→ DATA BLOCK:
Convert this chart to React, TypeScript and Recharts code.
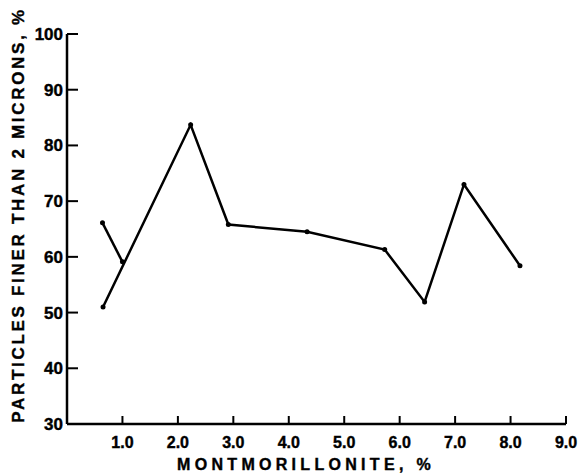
import { LineChart, Line, XAxis, YAxis } from "recharts";

// montmorillonite % vs particles finer than 2 microns %
const mainX = [0.65, 2.23, 2.91, 4.33, 5.73, 6.45, 7.16, 8.17];
const mainY = [51, 83.7, 65.8, 64.5, 61.3, 51.9, 73, 58.4];
const branchX = [0.64, 1.0];
const branchY = [66.1, 59.1];

const xTicks = [1, 2, 3, 4, 5, 6, 7, 8, 9];
const yTicks = [30, 40, 50, 60, 70, 80, 90, 100];

const mainData = mainX.map((x, i) => ({ x, y: mainY[i] }));
const branchData = branchX.map((x, i) => ({ x, y: branchY[i] }));

const FONT = "'Liberation Sans', Arial, sans-serif";

const XTick = (p: any) => (
  <g>
    <line x1={p.x} x2={p.x} y1={p.y} y2={p.y - 8} stroke="#000" strokeWidth={2} />
    <text
      x={p.x}
      y={p.y + 24}
      textAnchor="middle"
      fontFamily={FONT}
      fontWeight="bold"
      fontSize={16}
      stroke="#000"
      strokeWidth={0.4}
      fill="#000"
    >
      {p.payload.value.toFixed(1)}
    </text>
  </g>
);

const YTick = (p: any) => (
  <g>
    <line x1={p.x} x2={p.x + 11} y1={p.y} y2={p.y} stroke="#000" strokeWidth={2} />
    <text
      x={p.x - 4}
      y={p.y + 6}
      textAnchor="end"
      fontFamily={FONT}
      fontWeight="bold"
      fontSize={17}
      stroke="#000"
      strokeWidth={0.4}
      fill="#000"
    >
      {p.payload.value}
    </text>
  </g>
);

export default function App() {
  return (
    <div style={{ position: "absolute", left: 0, top: 0, background: "#fff" }}>
      <LineChart
        width={586}
        height={476}
        margin={{ top: 34, right: 20, bottom: 0, left: 0 }}
      >
        <XAxis
          type="number"
          dataKey="x"
          domain={[0, 9]}
          ticks={xTicks}
          interval={0}
          height={52}
          tickSize={0}
          tickMargin={0}
          tickLine={false}
          tick={XTick}
          axisLine={{ stroke: "#000", strokeWidth: 2.5 }}
          allowDataOverflow
          label={{
            content: () => (
              <text
                x={306}
                y={470}
                textAnchor="middle"
                fontFamily={FONT}
                fontWeight="bold"
                fontSize={16}
                letterSpacing={4.3}
                stroke="#000"
                strokeWidth={0.4}
                fill="#000"
              >
                MONTMORILLONITE, %
              </text>
            ),
          }}
        />
        <YAxis
          type="number"
          dataKey="y"
          domain={[30, 100]}
          ticks={yTicks}
          interval={0}
          width={67}
          tickSize={0}
          tickMargin={0}
          tickLine={false}
          tick={YTick}
          axisLine={{ stroke: "#000", strokeWidth: 2.5 }}
          allowDataOverflow
          label={{
            content: () => (
              <text
                x={24}
                y={215}
                transform="rotate(-90 24 215)"
                textAnchor="middle"
                fontFamily={FONT}
                fontWeight="bold"
                fontSize={17}
                letterSpacing={2.7}
                stroke="#000"
                strokeWidth={0.4}
                fill="#000"
              >
                PARTICLES FINER THAN 2 MICRONS, %
              </text>
            ),
          }}
        />
        <Line
          data={mainData}
          dataKey="y"
          type="linear"
          stroke="#000"
          strokeWidth={2.5}
          dot={{ r: 2.5, fill: "#000", stroke: "#000", strokeWidth: 0 }}
          isAnimationActive={false}
        />
        <Line
          data={branchData}
          dataKey="y"
          type="linear"
          stroke="#000"
          strokeWidth={2.5}
          dot={{ r: 2.5, fill: "#000", stroke: "#000", strokeWidth: 0 }}
          isAnimationActive={false}
        />
      </LineChart>
    </div>
  );
}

→ WRITTEN EXERCISE:
Reproduce the material word for word. Any pictures should be left out of the copy.

→ SOLUTION FOR THIS TASK:
Convert this chart to React, TypeScript and Recharts code.
import { LineChart, Line, XAxis, YAxis } from "recharts";

// montmorillonite % vs particles finer than 2 microns %
const mainX = [0.65, 2.23, 2.91, 4.33, 5.73, 6.45, 7.16, 8.17];
const mainY = [51, 83.7, 65.8, 64.5, 61.3, 51.9, 73, 58.4];
const branchX = [0.64, 1.0];
const branchY = [66.1, 59.1];

const xTicks = [1, 2, 3, 4, 5, 6, 7, 8, 9];
const yTicks = [30, 40, 50, 60, 70, 80, 90, 100];

const mainData = mainX.map((x, i) => ({ x, y: mainY[i] }));
const branchData = branchX.map((x, i) => ({ x, y: branchY[i] }));

const FONT = "'Liberation Sans', Arial, sans-serif";

const XTick = (p: any) => (
  <g>
    <line x1={p.x} x2={p.x} y1={p.y} y2={p.y - 8} stroke="#000" strokeWidth={2} />
    <text
      x={p.x}
      y={p.y + 24}
      textAnchor="middle"
      fontFamily={FONT}
      fontWeight="bold"
      fontSize={16}
      stroke="#000"
      strokeWidth={0.4}
      fill="#000"
    >
      {p.payload.value.toFixed(1)}
    </text>
  </g>
);

const YTick = (p: any) => (
  <g>
    <line x1={p.x} x2={p.x + 11} y1={p.y} y2={p.y} stroke="#000" strokeWidth={2} />
    <text
      x={p.x - 4}
      y={p.y + 6}
      textAnchor="end"
      fontFamily={FONT}
      fontWeight="bold"
      fontSize={17}
      stroke="#000"
      strokeWidth={0.4}
      fill="#000"
    >
      {p.payload.value}
    </text>
  </g>
);

export default function App() {
  return (
    <div style={{ position: "absolute", left: 0, top: 0, background: "#fff" }}>
      <LineChart
        width={586}
        height={476}
        margin={{ top: 34, right: 20, bottom: 0, left: 0 }}
      >
        <XAxis
          type="number"
          dataKey="x"
          domain={[0, 9]}
          ticks={xTicks}
          interval={0}
          height={52}
          tickSize={0}
          tickMargin={0}
          tickLine={false}
          tick={XTick}
          axisLine={{ stroke: "#000", strokeWidth: 2.5 }}
          allowDataOverflow
          label={{
            content: () => (
              <text
                x={306}
                y={470}
                textAnchor="middle"
                fontFamily={FONT}
                fontWeight="bold"
                fontSize={16}
                letterSpacing={4.3}
                stroke="#000"
                strokeWidth={0.4}
                fill="#000"
              >
                MONTMORILLONITE, %
              </text>
            ),
          }}
        />
        <YAxis
          type="number"
          dataKey="y"
          domain={[30, 100]}
          ticks={yTicks}
          interval={0}
          width={67}
          tickSize={0}
          tickMargin={0}
          tickLine={false}
          tick={YTick}
          axisLine={{ stroke: "#000", strokeWidth: 2.5 }}
          allowDataOverflow
          label={{
            content: () => (
              <text
                x={24}
                y={215}
                transform="rotate(-90 24 215)"
                textAnchor="middle"
                fontFamily={FONT}
                fontWeight="bold"
                fontSize={17}
                letterSpacing={2.7}
                stroke="#000"
                strokeWidth={0.4}
                fill="#000"
              >
                PARTICLES FINER THAN 2 MICRONS, %
              </text>
            ),
          }}
        />
        <Line
          data={mainData}
          dataKey="y"
          type="linear"
          stroke="#000"
          strokeWidth={2.5}
          dot={{ r: 2.5, fill: "#000", stroke: "#000", strokeWidth: 0 }}
          isAnimationActive={false}
        />
        <Line
          data={branchData}
          dataKey="y"
          type="linear"
          stroke="#000"
          strokeWidth={2.5}
          dot={{ r: 2.5, fill: "#000", stroke: "#000", strokeWidth: 0 }}
          isAnimationActive={false}
        />
      </LineChart>
    </div>
  );
}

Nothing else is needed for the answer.